Grinberg protested to Stalin that "certain unhealthy tendencies" were emerging in Soviet music. One of the targets of his complaints was Shostakovich's Piano Quintet:

...So much of [it] is contrived and there are so many abstract formal quests and so little of genuine beauty and strength ... [It] may stand out for its formal perfection, but this form is nourished by rationalism and the air of the hothouse, rather than by any living human energy. This is music that lacks any connection with the life of the People.

Rather than commending the neoclassicism that had made the work widely liked, Grinberg contented that this trait was proof of its "deeply Western orientation". No personal malice towards Shostakovich was intended, Grinberg said; he suggested that the Stalin Prize should go to his Symphony No. 5 instead. Professional nepotism and privileged seclusion from the general musical audience, Grinberg additionally suggested, resulted in the prize committee's unsatisfactory choices of candidates. He closed his letter with a plea for Stalin's personal supervision of Soviet music.

Extant evidence indicates that Grinberg's letter never reached Stalin, who likely never heard Shostakovich's Piano Quintet and customarily remained aloof from matters pertaining to music.

====Award====
The Piano Quintet was awarded a Stalin Prize, first class in the third and final round of voting; the results were publicly announced in Pravda on March 16, 1941. First class prizes were worth 100,000 rubles. Average monthly salaries for manual workers and heads of university departments at the time were 300 and 1,500 rubles respectively.

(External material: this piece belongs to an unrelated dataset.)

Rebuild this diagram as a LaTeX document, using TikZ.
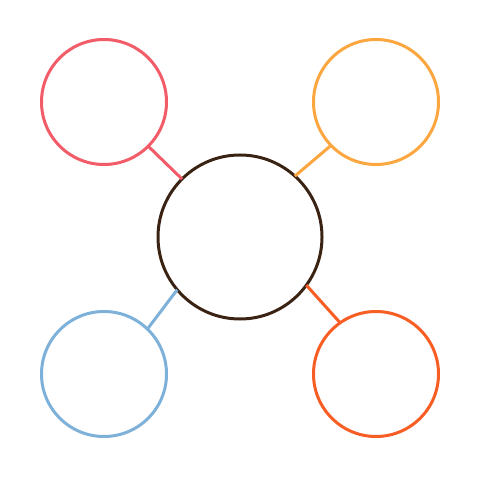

===In the United States===
American journalists in the wake of the stateside premiere of the Piano Quintet frequently commented on the monetary award the work earned with its Stalin Prize; the Pittsburgh Sun Telegraph called it "the most expensive piece of chamber music ever composed". In 1941, Howard Taubman of the New York Times estimated that the Stalin Prize money was worth . "There are few, if any, compositions in history that have brought their composer as much at one swoop", he said in his review of the American premiere, before expressing skepticism of the work's monetary worth. Taubman, nevertheless, commended the music, which he said was stylistically similar to Shostakovich's Symphony No. 5, as "engaging" and "strong". He named the recording of the Piano Quintet made by the Stuyvesant Quartet and Rifkin as one of the best albums of 1942.